A fragmentary, bronze flagon was uncovered in Kleinaspergle. In its most recent reconstruction, the flagon is tall, slender, and tapering with a beaked spout. Four faces decorate the base of the handle and the rim. These faces are somewhat grotesque: with bulbous noses, bulging eyes, and puffed-out cheeks. On the rim, one demoniacal face at the head of the handle is joined by two dog-like faces on either side. At the base of the handle, a face with pointed ears and a large beard suggests an Italic satyr. This face bears a strong resemblance to the satyr-head on the Etruscan stamnos. The two S-shaped scrolls which adorn the head of the satyr-like face perhaps represent an early Celtic leaf crown.
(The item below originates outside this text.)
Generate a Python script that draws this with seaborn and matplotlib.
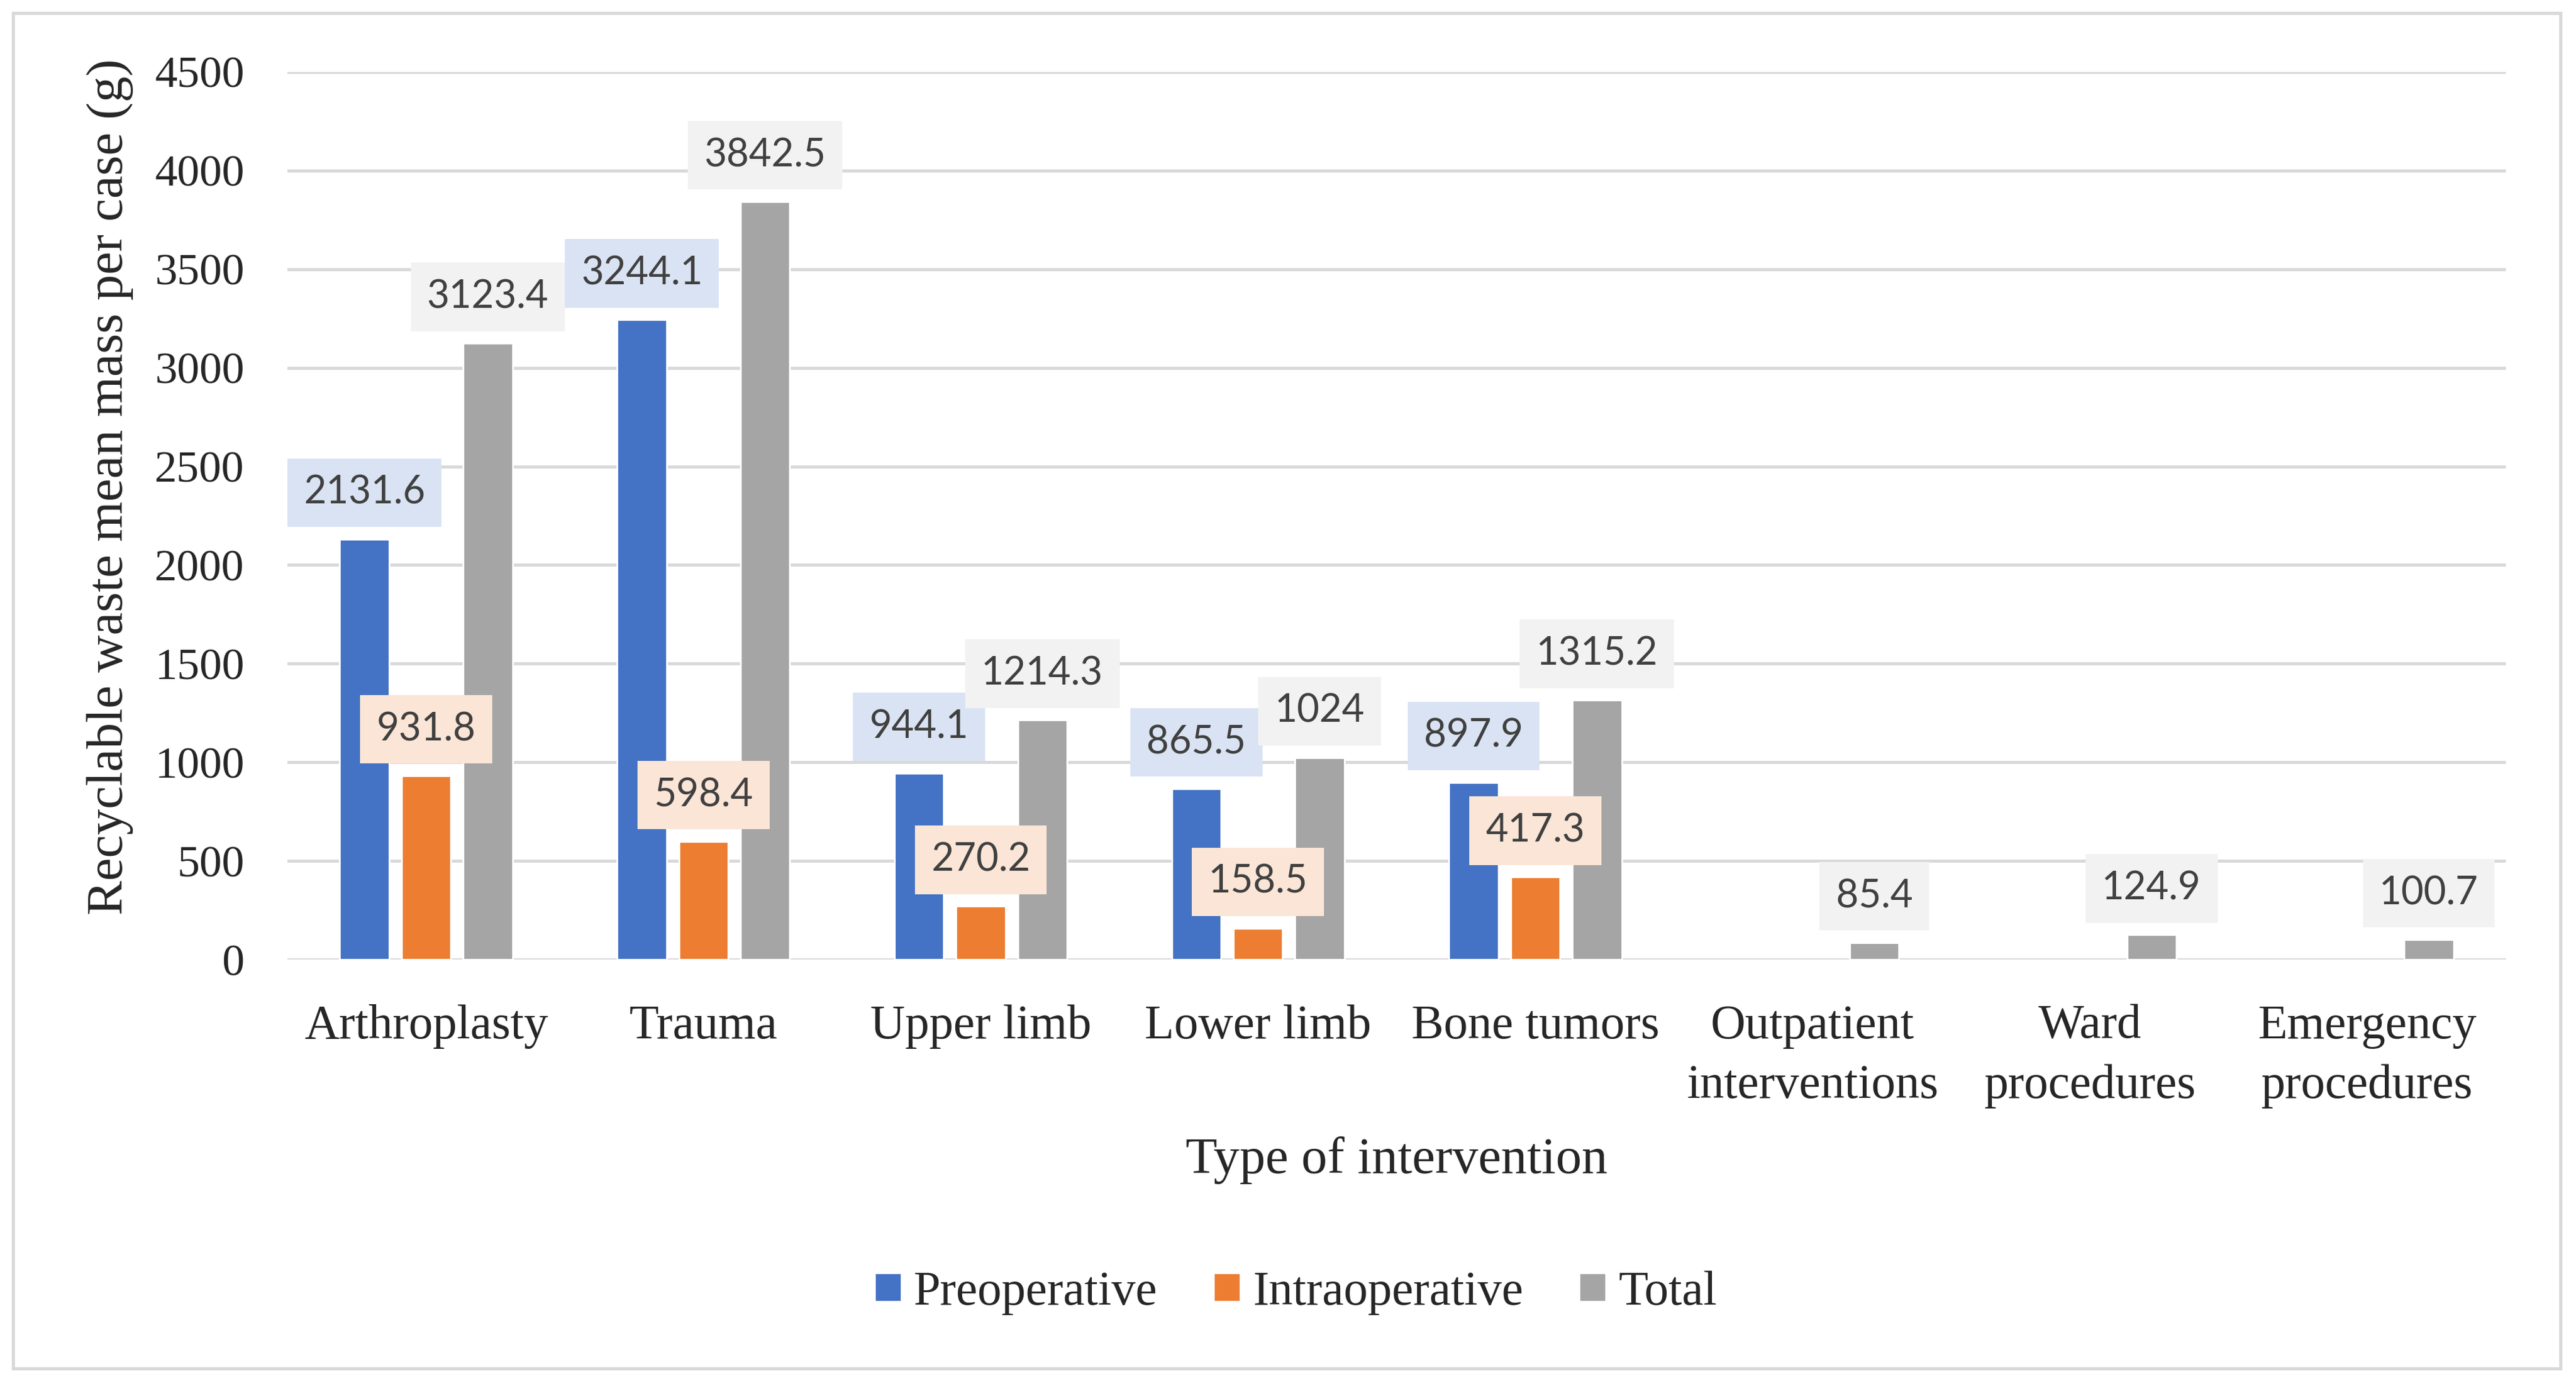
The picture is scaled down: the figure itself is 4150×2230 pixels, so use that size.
import numpy as np
import pandas as pd
import matplotlib
matplotlib.use("Agg")
import matplotlib.pyplot as plt
from matplotlib.patches import Rectangle
import seaborn as sns

# data
categories = ["Arthroplasty", "Trauma", "Upper limb", "Lower limb", "Bone tumors",
              "Outpatient\ninterventions", "Ward\nprocedures", "Emergency\nprocedures"]
preoperative = [2131.6, 3244.1, 944.1, 865.5, 897.9, np.nan, np.nan, np.nan]
intraoperative = [931.8, 598.4, 270.2, 158.5, 417.3, np.nan, np.nan, np.nan]
total = [3123.4, 3842.5, 1214.3, 1024, 1315.2, 85.4, 124.9, 100.7]
phases = ["Preoperative", "Intraoperative", "Total"]
bar_colors = ["#4472C4", "#ED7D31", "#A5A5A5"]
label_bg = ["#DAE3F3", "#FBE5D6", "#F2F2F2"]
y_ticks = list(range(0, 4501, 500))

df = pd.DataFrame({"category": categories,
                   "Preoperative": preoperative,
                   "Intraoperative": intraoperative,
                   "Total": total})
long_df = df.melt(id_vars="category", var_name="phase", value_name="value")

sns.set_style("white")
plt.rcParams['font.family'] = ['Liberation Serif', 'DejaVu Serif']

fig = plt.figure(figsize=(20.75, 11.15), dpi=200)
ax = fig.add_axes([0.1116, 0.3067, 0.8612, 0.6413])

sns.barplot(data=long_df, x="category", y="value", hue="phase",
            hue_order=phases, order=categories, palette=bar_colors,
            saturation=1, width=0.667, gap=0.2, errorbar=None, ax=ax)

# data labels with tinted boxes
for cont, bg in zip(ax.containers, label_bg):
    ax.bar_label(cont, fmt=lambda v: f"{v:g}", padding=16.5,
                 fontsize=22.5, family="Lato", color="#404040",
                 bbox=dict(boxstyle="square,pad=0.42", fc=bg, ec="none"),
                 clip_on=False)

ax.set_ylim(0, 4500)
ax.set_xlim(-0.5, len(categories) - 0.5)
ax.set_yticks(y_ticks)
ax.yaxis.grid(True, color="#D9D9D9", linewidth=1.8)
ax.set_axisbelow(True)
for s in ax.spines.values():
    s.set_visible(False)

ax.tick_params(axis="x", length=0, pad=26, labelsize=28)
ax.tick_params(axis="y", length=0, pad=25, labelsize=26)
for t in ax.get_xticklabels():
    t.set_linespacing(1.45)

ax.set_xlabel("Type of intervention", fontsize=30, va="center")
ax.xaxis.set_label_coords(0.5, -0.226)
ax.set_ylabel("Recyclable waste mean mass per case (g)", fontsize=30, va="center")
ax.yaxis.set_label_coords(-0.080, 0.533)

handles, labels = ax.get_legend_handles_labels()
ax.get_legend().remove()
fig.legend(handles, labels, loc="center", bbox_to_anchor=(0.503, 0.066),
           ncol=3, frameon=False, fontsize=28, handlelength=0.55,
           handleheight=0.55, handletextpad=0.26, columnspacing=1.16)

# outer chart border
fig.patches.append(Rectangle((21 / 4150, 1 - 2205 / 2230), 4104 / 4150, 2184 / 2230,
                             transform=fig.transFigure, fill=False,
                             ec="#D9D9D9", lw=1.8))

plt.savefig("out.png", dpi=200)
This flagon strongly resembles the Etruscan beaked-flagons produced from the mid-6th to late-5th centuries BC, known from many Hallstatt period graves. However, the striking faces identify this as Celtic work. It seems the Celtic metalworker adapted the Etruscan design to make a flagon which would better suit expressive and face-centric Celtic tastes. Vincent Megaw has described it as "the most striking and probably the earliest surviving example of the ability of Celtic craftsmen to transmute imported forms and styles". Megaw has suggested that this flagon is among the earliest native pieces in the grave.

===Drinking horns===

A pair of gold mantles for drinking horns were uncovered at Kleinaspergle. The mantles are not identical. One is 14.5cm long while the other is 17.5cm and they bear different decorations. Both have a guilloche rope-pattern which traces their length. The larger horn has a wave-like pattern down its side. Sheep's heads are riveted onto the base of both horns, perhaps intended as a ram and an ewe.

Megaw identifies these as products of a workshop whose goldwork is also evidenced in grave finds from Schwarzenbach I and Eigenbilzen. The sheep's heads have been assumed to represent a Greco-Etruscan or even Near Eastern influence.